▶ **PROBLEM DETAILS**
Copy out each line exactly; pictures stay out of the copy.

▶ **DATA BLOCK**

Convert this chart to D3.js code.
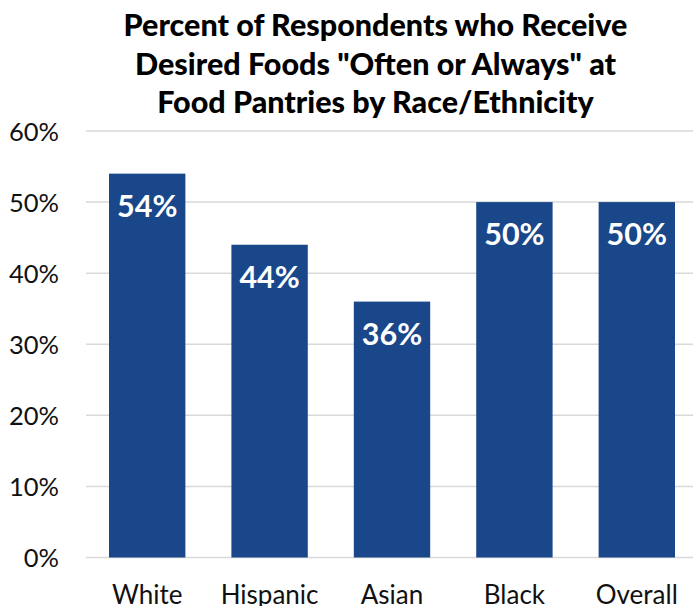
<!DOCTYPE html>
<html>
<head>
<meta charset="utf-8">
<script src="https://cdn.jsdelivr.net/npm/d3@7"></script>
<style>
  html, body { margin: 0; padding: 0; background: #fff; }
  svg { display: block; }
  text { font-family: Lato, "Open Sans", sans-serif; }
</style>
</head>
<body>
<svg id="chart" width="693" height="606"></svg>
<script>
// Share of respondents receiving desired foods "often or always", by group
const categories = ["White", "Hispanic", "Asian", "Black", "Overall"];
const values = [54, 44, 36, 50, 50];
const yTicks = [0, 10, 20, 30, 40, 50, 60];
const titleLines = [
  "Percent of Respondents who Receive",
  "Desired Foods \"Often or Always\" at",
  "Food Pantries by Race/Ethnicity"
];

const svg = d3.select("#chart");
const W = 693;

const y = d3.scaleLinear().domain([0, 60]).range([557.5, 131]);
const x = d3.scaleBand().domain(categories).range([109, 675])
  .paddingInner(0.376).paddingOuter(0);

// Gridlines
svg.append("g")
  .selectAll("line")
  .data(yTicks)
  .join("line")
  .attr("x1", 86).attr("x2", W)
  .attr("y1", d => y(d)).attr("y2", d => y(d))
  .attr("stroke", "#d9d9d9")
  .attr("stroke-width", 1.5);

// Y axis labels
const yAxis = d3.axisLeft(y).tickValues(yTicks).tickFormat(d => d + "%").tickSize(0).tickPadding(0);
const yg = svg.append("g").attr("transform", "translate(59,0)").call(yAxis);
yg.select(".domain").remove();
yg.selectAll("text")
  .attr("font-family", "Lato, sans-serif")
  .attr("font-size", 25.5)
  .attr("fill", "#111")
  .attr("dy", "0.36em");

// Bars
svg.append("g")
  .selectAll("rect")
  .data(values)
  .join("rect")
  .attr("x", (d, i) => x(categories[i]))
  .attr("width", x.bandwidth())
  .attr("y", d => y(d))
  .attr("height", d => y(0) - y(d))
  .attr("fill", "#1a478a");

// Value labels inside bars
svg.append("g")
  .selectAll("text")
  .data(values)
  .join("text")
  .attr("x", (d, i) => x(categories[i]) + x.bandwidth() / 2)
  .attr("y", d => y(d) + 43)
  .attr("text-anchor", "middle")
  .attr("font-size", 30.5)
  .attr("font-weight", 700)
  .attr("fill", "#fff")
  .text(d => d + "%");

// Category labels
const xAxis = d3.axisBottom(x).tickSize(0).tickPadding(0);
const xg = svg.append("g").attr("transform", "translate(0,604)").call(xAxis);
xg.select(".domain").remove();
xg.selectAll("text")
  .attr("font-family", "Lato, sans-serif")
  .attr("font-size", 26)
  .attr("fill", "#111")
  .attr("dy", 0);

// Title
svg.append("text")
  .attr("x", 375.5)
  .attr("text-anchor", "middle")
  .attr("font-size", 30.5)
  .attr("font-weight", 900)
  .attr("fill", "#000")
  .selectAll("tspan")
  .data(titleLines)
  .join("tspan")
  .attr("x", 375.5)
  .attr("y", (d, i) => 36 + i * 38.5)
  .text(d => d);
</script>
</body>
</html>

▶ **FULL OUTPUT**
Convert this chart to D3.js code.
<!DOCTYPE html>
<html>
<head>
<meta charset="utf-8">
<script src="https://cdn.jsdelivr.net/npm/d3@7"></script>
<style>
  html, body { margin: 0; padding: 0; background: #fff; }
  svg { display: block; }
  text { font-family: Lato, "Open Sans", sans-serif; }
</style>
</head>
<body>
<svg id="chart" width="693" height="606"></svg>
<script>
// Share of respondents receiving desired foods "often or always", by group
const categories = ["White", "Hispanic", "Asian", "Black", "Overall"];
const values = [54, 44, 36, 50, 50];
const yTicks = [0, 10, 20, 30, 40, 50, 60];
const titleLines = [
  "Percent of Respondents who Receive",
  "Desired Foods \"Often or Always\" at",
  "Food Pantries by Race/Ethnicity"
];

const svg = d3.select("#chart");
const W = 693;

const y = d3.scaleLinear().domain([0, 60]).range([557.5, 131]);
const x = d3.scaleBand().domain(categories).range([109, 675])
  .paddingInner(0.376).paddingOuter(0);

// Gridlines
svg.append("g")
  .selectAll("line")
  .data(yTicks)
  .join("line")
  .attr("x1", 86).attr("x2", W)
  .attr("y1", d => y(d)).attr("y2", d => y(d))
  .attr("stroke", "#d9d9d9")
  .attr("stroke-width", 1.5);

// Y axis labels
const yAxis = d3.axisLeft(y).tickValues(yTicks).tickFormat(d => d + "%").tickSize(0).tickPadding(0);
const yg = svg.append("g").attr("transform", "translate(59,0)").call(yAxis);
yg.select(".domain").remove();
yg.selectAll("text")
  .attr("font-family", "Lato, sans-serif")
  .attr("font-size", 25.5)
  .attr("fill", "#111")
  .attr("dy", "0.36em");

// Bars
svg.append("g")
  .selectAll("rect")
  .data(values)
  .join("rect")
  .attr("x", (d, i) => x(categories[i]))
  .attr("width", x.bandwidth())
  .attr("y", d => y(d))
  .attr("height", d => y(0) - y(d))
  .attr("fill", "#1a478a");

// Value labels inside bars
svg.append("g")
  .selectAll("text")
  .data(values)
  .join("text")
  .attr("x", (d, i) => x(categories[i]) + x.bandwidth() / 2)
  .attr("y", d => y(d) + 43)
  .attr("text-anchor", "middle")
  .attr("font-size", 30.5)
  .attr("font-weight", 700)
  .attr("fill", "#fff")
  .text(d => d + "%");

// Category labels
const xAxis = d3.axisBottom(x).tickSize(0).tickPadding(0);
const xg = svg.append("g").attr("transform", "translate(0,604)").call(xAxis);
xg.select(".domain").remove();
xg.selectAll("text")
  .attr("font-family", "Lato, sans-serif")
  .attr("font-size", 26)
  .attr("fill", "#111")
  .attr("dy", 0);

// Title
svg.append("text")
  .attr("x", 375.5)
  .attr("text-anchor", "middle")
  .attr("font-size", 30.5)
  .attr("font-weight", 900)
  .attr("fill", "#000")
  .selectAll("tspan")
  .data(titleLines)
  .join("tspan")
  .attr("x", 375.5)
  .attr("y", (d, i) => 36 + i * 38.5)
  .text(d => d);
</script>
</body>
</html>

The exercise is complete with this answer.